> [WHAT YOU NEED TO DO]:
Every line that holds the string "with" is to be identified and copied.

----------------

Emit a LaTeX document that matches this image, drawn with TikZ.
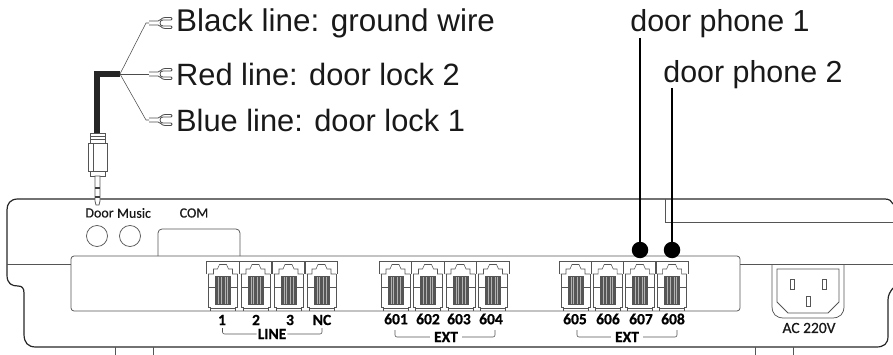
\documentclass[tikz,border=0pt]{standalone}
\usepackage{fontspec}
\setmainfont{Liberation Sans}
\newfontfamily\panelfont{Carlito}
\newfontfamily\panelfontmed[FakeBold=0.6]{Carlito}
\newfontfamily\panelfontbold[FakeBold=0.8]{Carlito Bold}
\usetikzlibrary{positioning,calc}
\definecolor{paneline}{HTML}{555555}
\definecolor{contact}{HTML}{555555}
\tikzset{
  calllabel/.style={font=\fontsize{30.8}{33}\selectfont,anchor=west,inner sep=0pt,text=black!90},
  phonelabel/.style={font=\fontsize{30.4}{32}\selectfont,inner sep=0pt,text=black!90,anchor=base},
  portnum/.style={font=\panelfontbold\fontsize{15.5}{16}\selectfont,inner sep=0pt,text=black},
  grouplabel/.style={font=\panelfontbold\fontsize{15.5}{16}\selectfont,inner sep=1pt,text=black},
  paneltext/.style={font=\panelfontmed\fontsize{14}{15}\selectfont,inner sep=0pt,text=black!90},
  outerline/.style={draw=black!85,line width=1.2pt,line join=round},
  panelline/.style={draw=paneline,line width=0.75pt},
  thinline/.style={draw=paneline,line width=0.55pt},
  bracket/.style={draw=paneline,line width=0.6pt,rounded corners=2pt},
  wire/.style={draw=black!70,line width=0.55pt},
  cable/.style={draw=black!85,line width=6pt},
  feedline/.style={draw=black,line width=1.1pt},
  phonedot/.style={circle,fill=black,minimum size=16.5pt,inner sep=0pt},
  roundhole/.style={circle,panelline,minimum size=21pt,inner sep=0pt},
  pinhole/.style={rectangle,panelline,minimum width=3.8pt,minimum height=10pt,inner sep=0pt},
  rjport/.pic={
    % outer frame and stepped latch opening
    \draw[thinline] (0,13) -- (0,0) -- (32.5,0) -- (32.5,13);
    \draw[thinline] (1.5,13) -- (7,13) -- (7,8) -- (11,8) -- (13,3.5) -- (20,3.5) -- (22,8) -- (26,8) -- (26,13) -- (31,13);
    \draw[thinline] (2,13) -- (2,46) -- (4,46) -- (4,50);
    \draw[thinline] (31,13) -- (31,46) -- (29,46) -- (29,50);
    \draw[thinline] (2,26) -- (9,26) (24,26) -- (31,26);
    \draw[thinline] (9,15) -- (24,15) (9,15) -- (9,43) -- (24,43) -- (24,15);
    % contact block
    \fill[contact] (9.5,16) rectangle (23.5,43);
    \draw[white!70!black,line width=0.3pt] (12,16) -- (12,43) (14.5,16) -- (14.5,43) (18.5,16) -- (18.5,43) (21,16) -- (21,43);
    \draw[thinline] (4,47) -- (29,47);
  },
  forkterm/.pic={
    \draw[wire,line width=0.8pt,rounded corners=1pt] (0,-2) -- (8,-2) .. controls (12,-2) and (12,-5.5) .. (17,-5.5) -- (23,-5.5) -- (23,-3)
      -- (15,-3) .. controls (10,-3) and (10,3) .. (15,3) -- (23,3) -- (23,5.5) -- (17,5.5) .. controls (12,5.5) and (12,2) .. (8,2) -- (0,2);
  }
}
\begin{document}
\begin{tikzpicture}[x=1pt,y=-1pt]
  \useasboundingbox (0,0) rectangle (893,355);
  % callout texts
  \node[calllabel,font=\fontsize{31.4}{33}\selectfont] (blacktxt) at (176,23) {Black line: ground wire};
  \node[calllabel] (redtxt) at (176,74) {Red line: door lock 2};
  \node[calllabel] (bluetxt) at (176,120) {Blue line: door lock 1};
  \node[phonelabel] (phoneone) at (720,32) {door phone 1};
  \node[phonelabel] (phonetwo) at (753,83) {door phone 2};
  % cable with its three wires
  \coordinate (hub) at (120,74);
  \coordinate (jacktop) at (97,133);
  \coordinate (blackfork) at (149,23);
  \coordinate (redfork) at (149,74);
  \coordinate (bluefork) at (149,120);
  \draw[cable] (jacktop) |- (hub);
  \draw[wire] (hub) -- (146,23) -- (blackfork);
  \draw[wire] (hub) -- (redfork);
  \draw[wire] (hub) -- (146,120) -- (bluefork);
  \pic at (blackfork) {forkterm};
  \pic at (redfork) {forkterm};
  \pic at (bluefork) {forkterm};
  % housing
  \draw[outerline] (893,204) .. controls (892,201) and (889,199) .. (885,199) -- (18,199)
    .. controls (10,199) and (7,204) .. (7,210) -- (7,275) .. controls (7,284) and (12,286) .. (18,286)
    .. controls (22,286) and (24,288) .. (24,293) -- (24,334) .. controls (24,343) and (28,347) .. (36,347)
    -- (876,347) .. controls (884,347) and (888,344) .. (888,336) -- (888,300) .. controls (888,295) and (890,292) .. (893,288);
  \draw[panelline] (7,264) -- (71,264);
  \draw[panelline] (740,264) -- (893,264);
  \draw[panelline] (665,199) -- (665,222) -- (893,222);
  \draw[panelline] (115,347) -- (115,355) (153,347) -- (153,355);
  \draw[panelline] (755,347) -- (755,355) (793,347) -- (793,355);
  \draw[panelline,rounded corners=3pt] (71,256) rectangle (740,311);
  \draw[panelline,rounded corners=4pt] (158,256) -- (158,229) -- (240,229) -- (240,256);
  % jack plug
  \draw[thinline,fill=white] (90,133) rectangle (105,143);
  \draw[thinline] (90,136) -- (105,136) (90,139) -- (105,139);
  \draw[panelline,fill=white] (88,143) rectangle (107,171);
  \draw[thinline] (93,143) -- (93,171);
  \draw[panelline,fill=white] (90,171) rectangle (105,176);
  \draw[panelline,fill=white] (95,176) -- (95,201) -- (96,205) -- (99,205) -- (100,201) -- (100,176) -- cycle;
  \fill[black!75] (95,187) rectangle (100,189.5);
  \fill[black!75] (95,196) rectangle (100,198);
  % door and music jacks, serial port
  \node[paneltext] (doortxt) at (99.5,213) {Door};
  \node[paneltext] (musictxt) at (134,213) {Music};
  \node[paneltext] (comtxt) at (194,213) {COM};
  \node[roundhole] (doorhole) at (97,236) {};
  \node[roundhole] (musichole) at (130,236) {};
  % LINE ports
  \pic at (206.5,261) {rjport};
  \pic at (239,261) {rjport};
  \pic at (272,261) {rjport};
  \pic at (305,261) {rjport};
  \node[portnum] (line1) at (222,320) {1};
  \node[portnum] (line2) at (256,320) {2};
  \node[portnum] (line3) at (290,320) {3};
  \node[portnum] (lineNC) at (322,320) {NC};
  \node[grouplabel] (linetxt) at (272,334) {LINE};
  \draw[bracket] (222.5,328) |- (linetxt.west);
  \draw[bracket] (322,328) |- (linetxt.east);
  % first EXT ports
  \pic at (379,261) {rjport};
  \pic at (411.5,261) {rjport};
  \pic at (444,261) {rjport};
  \pic at (476.5,261) {rjport};
  \node[portnum] (ext601) at (396,319) {601};
  \node[portnum] (ext602) at (428,319) {602};
  \node[portnum] (ext603) at (459,319) {603};
  \node[portnum] (ext604) at (491,319) {604};
  \node[grouplabel,inner xsep=4pt] (exttxtA) at (446,337) {EXT};
  \draw[bracket] (395,330) |- (exttxtA.west);
  \draw[bracket] (495,330) |- (exttxtA.east);
  % second EXT ports
  \pic at (559,261) {rjport};
  \pic at (591.2,261) {rjport};
  \pic at (623.4,261) {rjport};
  \pic at (655.6,261) {rjport};
  \node[portnum] (ext605) at (575,319) {605};
  \node[portnum] (ext606) at (608,319) {606};
  \node[portnum] (ext607) at (641,319) {607};
  \node[portnum] (ext608) at (673,319) {608};
  \node[grouplabel,inner xsep=4pt] (exttxtB) at (627,337) {EXT};
  \draw[bracket] (577,330) |- (exttxtB.west);
  \draw[bracket] (677,330) |- (exttxtB.east);
  % door phone feeds
  \node[phonedot] (dotone) at (640,250) {};
  \node[phonedot] (dottwo) at (672,250) {};
  \coordinate (feedone) at (640,38);
  \coordinate (feedtwo) at (672,88);
  \draw[feedline] (feedone) -- (dotone);
  \draw[feedline] (feedtwo) -- (dottwo);
  % mains inlet
  \draw[panelline] (772,264) -- (772,306) .. controls (772,314) and (776,318) .. (784,318) -- (832,318) .. controls (840,318) and (844,314) .. (844,306) -- (844,264);
  \draw[panelline] (777,269) -- (839,269) -- (839,302) -- (828,313) -- (788,313) -- (777,302) -- cycle;
  \node[pinhole] (pinleft) at (792,284) {};
  \node[pinhole] (pinright) at (824,284) {};
  \node[pinhole] (pinearth) at (808,301) {};
  \node[paneltext,font=\panelfontmed\fontsize{15.5}{16}\selectfont] (actxt) at (809,328) {AC 220V};
\end{tikzpicture}
\end{document}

----------------

> [SOLVED EXERCISE]:
Emit a LaTeX document that matches this image, drawn with TikZ.
  % cable with its three wires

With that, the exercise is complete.